Formation of a valid contract in Uganda
In brief
Under the Contracts Act, Cap. 284, a contract is an agreement made with the free consent of parties who have capacity to contract, for a lawful consideration and with a lawful object, and with the intention to be legally bound (s.9). A contract may be oral, written, partly both, or implied from conduct. So the building blocks are: an agreement (offer and acceptance), free consent, capacity, lawful consideration, a lawful object, and an intention to create legal relations. If any is missing the agreement may be void or voidable.
1. Governing law
The Contracts Act, Cap. 284 codifies contract formation. Section 9 provides that a contract is an agreement made with the free consent of parties with capacity to contract, for a lawful consideration and with a lawful object, with the intention to be legally bound, and that a contract may be oral or written, or partly oral and partly written, or implied from the conduct of the parties (s.9). The other elements are elaborated: a person has capacity to contract if they are eighteen or above, of sound mind and not disqualified by law (s.10–11); consent is free when not caused by coercion, undue influence, fraud, misrepresentation or mistake (s.12), and an agreement is voidable where consent is so caused (s.15); and consideration or objects must be lawful (s.18), with the effect of a lack or failure of consideration addressed in s.19. Communication, acceptance and revocation of offers are governed by ss.2–7 (acceptance must be absolute and communicated). An agreement that lacks an essential element — for example one made without free consent, or for an unlawful object — is void or voidable accordingly. Statutory text verified against the consolidated Laws of Uganda as at 31 December 2023. Sourced from the Uganda Legal Information Institute (ulii.org).
2. Key statutes & rules
- Contracts Act, Cap. 284 — s.9 (a contract is an agreement made with free consent of parties with capacity, for a lawful consideration and lawful object, with intention to be legally bound; may be oral, written or implied); ss.2–7 (communication and acceptance of offers; acceptance to be absolute); s.10–11 (capacity to contract; sound mind); s.12 (free consent); s.15 (voidability where consent is not free); s.18 (lawful consideration or objects); s.19 (effect of lack or failure of consideration).
3. Practical guidance
Check the essentials are present: an agreement (offer and absolute, communicated acceptance), free consent, capacity, lawful consideration, a lawful object, and intent to be bound (s.9).

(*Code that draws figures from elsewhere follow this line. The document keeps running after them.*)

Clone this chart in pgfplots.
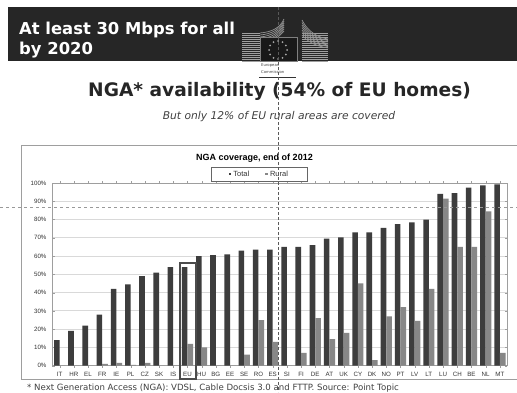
\documentclass[border=0pt]{standalone}
\usepackage{pgfplots}
\pgfplotsset{compat=1.18}
\usepackage{fontspec}
\setmainfont{DejaVu Sans}
\newfontfamily\arialfont{Liberation Sans}
\definecolor{band}{gray}{0.15}
\definecolor{barA}{gray}{0.24}
\definecolor{barB}{gray}{0.53}
\definecolor{gridc}{gray}{0.85}
\definecolor{framec}{gray}{0.62}
\definecolor{txt}{gray}{0.25}
\begin{document}
\begin{tikzpicture}
\path[use as bounding box] (0pt,0pt) rectangle (517pt,392pt);
\fill[white] (0pt,0pt) rectangle (517pt,392pt);
\begin{scope}[x=1pt,y=-1pt,yshift=392pt]
% header band
\fill[band] (8,7) rectangle (517,61);
\node[anchor=west,text=white,font=\fontsize{16.4}{16}\selectfont\bfseries,inner sep=0pt] at (19,30) {At least 30 Mbps for all};
\node[anchor=west,text=white,font=\fontsize{16.4}{16}\selectfont\bfseries,inner sep=0pt] at (19,50) {by 2020};
% building wings of the emblem
\foreach \y in {33,35,...,61}{
  \draw[gray!75!white,line width=0.9pt] (242,\y) -- (260,\y);
  \draw[gray!75!white,line width=0.9pt] (302,\y) -- (328,\y);
}
\foreach \i in {0,...,6}{
  \draw[gray!85!white,line width=0.7pt] (260,33+2*\i) .. controls (272,32+2*\i) and (280,28+1.2*\i) .. (284,19+2*\i);
  \draw[gray!85!white,line width=0.7pt] (302,20+2.5*\i) .. controls (306,28+2*\i) and (314,37+1.5*\i) .. (328,39+1.5*\i);
}
\fill[black!90] (260,37) rectangle (297,61);
\draw[gray,line width=0.5pt] (260,37) rectangle (297,61);
\foreach \a in {0,30,...,330}
  \fill[gray!70!white] ({278+9*cos(\a)},{50+9*sin(\a)}) circle (1);
\node[font=\fontsize{3.8}{7}\selectfont,text=txt,inner sep=0pt,align=left,anchor=west] at (261,68.5) {European\\Commission};
\draw[black!80,line width=1pt] (259,77) -- (296,77);
% headings
\node[text=black!85,font=\fontsize{18.6}{18}\selectfont\bfseries,inner sep=0pt] at (279.5,91) {NGA* availability (54\% of EU homes)};
\node[text=txt,font=\fontsize{10.7}{11}\selectfont\itshape,inner sep=0pt] at (279,117) {But only 12\% of EU rural areas are covered};
% chart frame
\draw[framec,line width=0.9pt] (21,145) rectangle (530,379);
\node[text=black,font=\arialfont\fontsize{9}{9}\selectfont\bfseries,inner sep=0pt] at (254.5,158) {NGA coverage, end of 2012};
\end{scope}
\begin{axis}[
  at={(52.5pt,26.3pt)},anchor=south west,
  scale only axis,width=454.5pt,height=182.7pt,
  ybar=0pt,bar width=5.6pt,
  xmin=-0.5,xmax=31.5,ymin=0,ymax=100,
  ytick={0,10,...,100},
  yticklabel={\pgfmathprintnumber{\tick}\%},
  xtick={0,...,31},
  xticklabels={IT,HR,EL,FR,IE,PL,CZ,SK,IS,EU,HU,BG,EE,SE,RO,ES,SI,FI,DE,AT,UK,CY,DK,NO,PT,LV,LT,LU,CH,BE,NL,MT},
  /pgf/number format/assume math mode=true,
  tick label style={font=\arialfont\fontsize{6.2}{6}\selectfont,text=black!80},
  xticklabel style={yshift=-1pt},
  yticklabel style={xshift=-2.5pt},
  major tick length=2pt,
  tick style={framec},
  ymajorgrids,grid style={gridc,line width=0.8pt},
  axis line style={framec,line width=0.8pt},
  legend style={at={(0.455,1.049)},anchor=center,legend columns=2,draw=black!60,line width=0.5pt,
    font=\arialfont\fontsize{7.5}{7.5}\selectfont,text=black!80,inner xsep=17pt,inner ysep=1.5pt,
    /tikz/every even column/.append style={column sep=14pt}},
  legend image code/.code={\fill[#1] (-1.4pt,-1.4pt) rectangle (1.4pt,1.4pt);},
]
\addplot[fill=barA,draw=none] coordinates {
(0,14)(1,19)(2,22)(3,28)(4,42)(5,44.5)(6,49)(7,51)(8,54)(9,54)(10,60)(11,60.5)(12,61)(13,63)(14,63.5)(15,63.5)
(16,65)(17,65)(18,66)(19,69.5)(20,70.3)(21,73)(22,73)(23,75.5)(24,77.5)(25,78.5)(26,80)(27,94)(28,94.5)(29,97.5)(30,98.7)(31,99.3)};
\addplot[fill=barB,draw=none] coordinates {
(0,0)(1,0)(2,0)(3,1)(4,1.5)(5,0.5)(6,1.5)(7,0)(8,0)(9,12)(10,10)(11,0)(12,0)(13,6)(14,25)(15,13)
(16,0)(17,7)(18,26)(19,14.5)(20,18)(21,45)(22,3)(23,27)(24,32)(25,24.5)(26,42)(27,91.5)(28,65)(29,65)(30,84.5)(31,7)};
\legend{Total,Rural}
\end{axis}
\begin{scope}[x=1pt,y=-1pt,yshift=392pt]
% outline around the EU column
\draw[black!70,line width=1.2pt] (180,263) rectangle (196,379);
% crosshair
\draw[black!65,densely dashed,line width=0.6pt] (278,7) -- (278,392);
\draw[black!40,dashed,line width=0.7pt] (0,207) -- (517,207);
% footnote
\node[anchor=west,text=txt,font=\fontsize{8.6}{9}\selectfont,inner sep=0pt] at (27,388) {* Next Generation Access (NGA): VDSL, Cable Docsis 3.0 and FTTP. Source: Point Topic};
\end{scope}
\end{tikzpicture}
\end{document}
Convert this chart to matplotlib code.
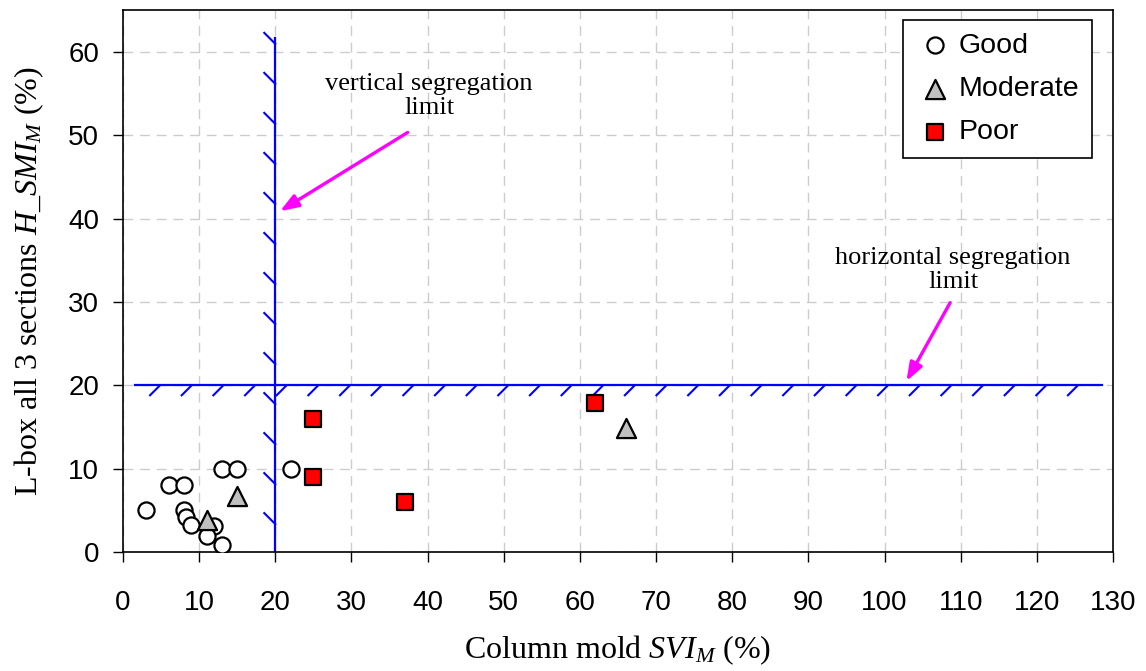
import numpy as np
import matplotlib
matplotlib.use("Agg")
from matplotlib import pyplot as plt

# data
good_x = [3, 6, 8, 8, 8.3, 8.9, 12, 11, 13, 13, 15, 22]
good_y = [5, 8, 8, 5, 4.2, 3.2, 3.1, 1.9, 0.9, 10, 10, 10]
mod_x = [11, 15, 66]
mod_y = [3.8, 6.7, 14.9]
poor_x = [25, 25, 37, 62]
poor_y = [16, 9, 6, 17.9]

v_limit = 20   # vertical segregation limit (SVI_M)
h_limit = 20   # horizontal segregation limit (H_SMI_M)

plt.rcParams['font.family'] = ['Liberation Sans', 'DejaVu Sans']
plt.rcParams['mathtext.fontset'] = 'custom'
plt.rcParams['mathtext.rm'] = 'Liberation Serif'
plt.rcParams['mathtext.it'] = 'Liberation Serif:italic'

fig = plt.figure(figsize=(11.46, 6.71), dpi=100)
ax = fig.add_axes([0.1073, 0.1773, 0.8639, 0.8077])
ax.set_xlim(0, 130)
ax.set_ylim(0, 65)

ax.set_xticks(range(0, 131, 10))
ax.set_yticks(range(0, 61, 10))
ax.tick_params(labelsize=20, length=7, direction='out', width=1)
ax.tick_params(axis='x', pad=20)
ax.tick_params(axis='y', pad=10)
ax.grid(True, color='#cccccc', linestyle=(0, (7, 5)), linewidth=1)
ax.set_axisbelow(True)
for s in ax.spines.values():
    s.set_linewidth(1.2)

# limit lines with hatch ticks
blue = '#0000ff'
ax.plot([v_limit, v_limit], [0, 61.6], color=blue, lw=1.6, zorder=2)
ax.plot([1.6, 128.5], [h_limit, h_limit], color=blue, lw=1.6, zorder=2)
dx_px = 130 / 990.0
dy_px = 65 / 542.0
for yy in np.arange(3.35, 61.5, 4.8):
    ax.plot([v_limit, v_limit - 11 * dx_px], [yy, yy + 11 * dy_px], color=blue, lw=1.5, zorder=2)
for xx in np.arange(4.87, 127, 4.156):
    ax.plot([xx, xx - 10 * dx_px], [h_limit, h_limit - 10 * dy_px], color=blue, lw=1.5, zorder=2)

ax.scatter(good_x, good_y, marker='o', s=135, facecolor='white', edgecolor='black', linewidths=1.6, zorder=4, label='Good')
ax.scatter(mod_x, mod_y, marker='^', s=190, facecolor='#c0c0c0', edgecolor='black', linewidths=1.6, zorder=4, label='Moderate')
ax.scatter(poor_x, poor_y, marker='s', s=120, facecolor='#ff0000', edgecolor='black', linewidths=1.6, zorder=4, label='Poor')

# annotations
ax.annotate('', xy=(20.3, 40.7), xytext=(37.7, 50.5),
            arrowprops=dict(arrowstyle='-|>,head_length=1.1,head_width=0.4', color='#ff00ff', lw=2.4))
ax.annotate('', xy=(102.7, 20.2), xytext=(108.8, 30.2),
            arrowprops=dict(arrowstyle='-|>,head_length=1.1,head_width=0.4', color='#ff00ff', lw=2.4))
ax.text(40.2, 54.7, 'vertical segregation\nlimit', ha='center', va='center',
        family='Liberation Serif', fontsize=19, linespacing=1.15)
ax.text(109, 33.8, 'horizontal segregation\nlimit', ha='center', va='center',
        family='Liberation Serif', fontsize=19, linespacing=1.15)

ax.set_xlabel(r'Column mold $SVI_M$ (%)', family='Liberation Serif', fontsize=23, labelpad=13)
ax.set_ylabel(r'L-box all 3 sections $H\_SMI_M$ (%)', family='Liberation Serif', fontsize=23, labelpad=16)

leg = ax.legend(loc='upper right', bbox_to_anchor=(0.979, 0.9815), fontsize=20.5, frameon=True,
                fancybox=False, edgecolor='black', framealpha=1, handletextpad=0.2,
                labelspacing=0.6, borderpad=0.45, markerscale=1.0, handlelength=1.3,
                borderaxespad=0)
leg.get_frame().set_linewidth(1.2)

fig.savefig('out.png', dpi=100)
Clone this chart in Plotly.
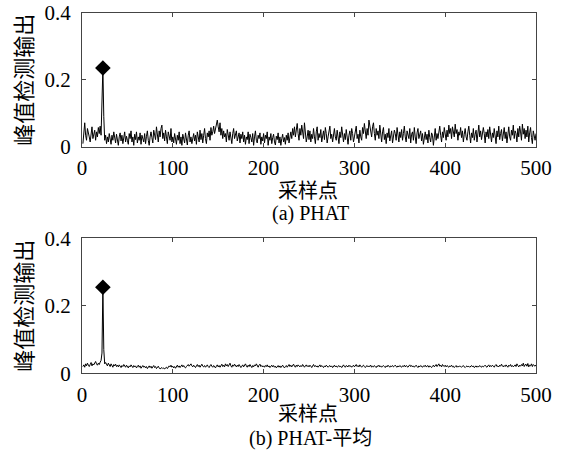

Confirm capacity — each party should be eighteen or above and of sound mind (ss.10–11).
Make sure consent is free — not procured by coercion, undue influence, fraud, misrepresentation or mistake (s.12), or the contract may be voidable (s.15).
Ensure the consideration and the object are lawful (s.18); an unlawful object makes the agreement void.
Record the terms in writing for anything important — though oral and implied contracts are valid, writing proves the bargain and some contracts must be written.
This note is a practitioner orientation, not legal advice, and does not create an advocate–client relationship. Ugandan law changes and chapter and section numbers were revised in the 2023 Laws of Uganda. Verify every statute, rule and authority against the current primary source — and the specific facts of your matter — before filing or relying on it.